As an example, I want to pass it from,
data[0]=3;
data[1]=.;
data[2]=1;
data[3]=4;
data[4]=1;
data[5]=5;
data[6]=1;
to
double data = 3.14151;
How can I do it?
Thanks!
You can use functions std::stringstream from sstream or strtod from cstdlib or stod (If you are using C++11) as per your need.
Quoting example from cplusplus.com
// stod example
#include <iostream> // std::cout
#include <string> // std::string, std::stod
int main ()
{
std::string orbits ("365.24 29.53");
std::string::size_type sz; // alias of size_t
double earth = std::stod (orbits,&sz);
double moon = std::stod (orbits.substr(sz));
std::cout << "The moon completes " << (earth/moon) << " orbits per Earth year.\n";
return 0;
}
I am assuming that your array actually contains characters and you just forgot the apostrophs.
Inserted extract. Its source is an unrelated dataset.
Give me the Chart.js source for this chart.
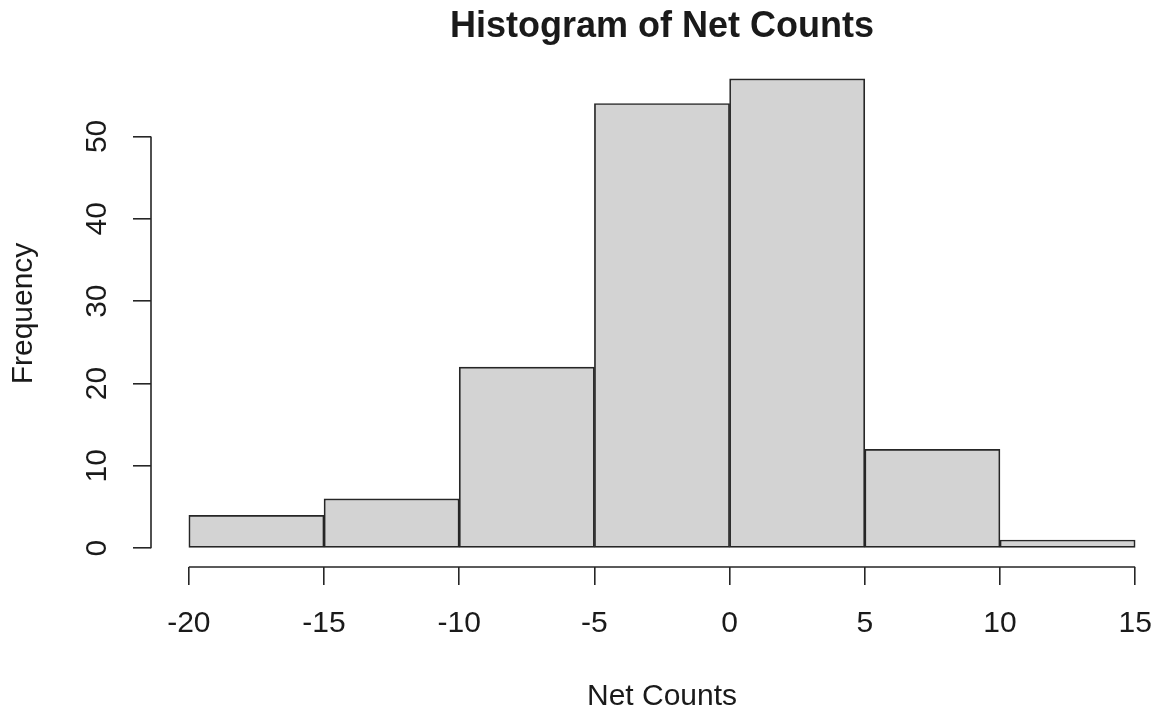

I used an easier, less error-prone way to initialize data, with the added benefit that my version actually does a zero-termination, which yours didn't (as Axel correctly pointed out).
char const * data = "3.1415";
The solution would be:
#include <cstdlib>
// ...
double number = std::strtod( data, NULL );
// ...
Check the strtod() documentation for behaviour in case of error, and how to use the second parameter to check if your conversion actually went as far as you expected.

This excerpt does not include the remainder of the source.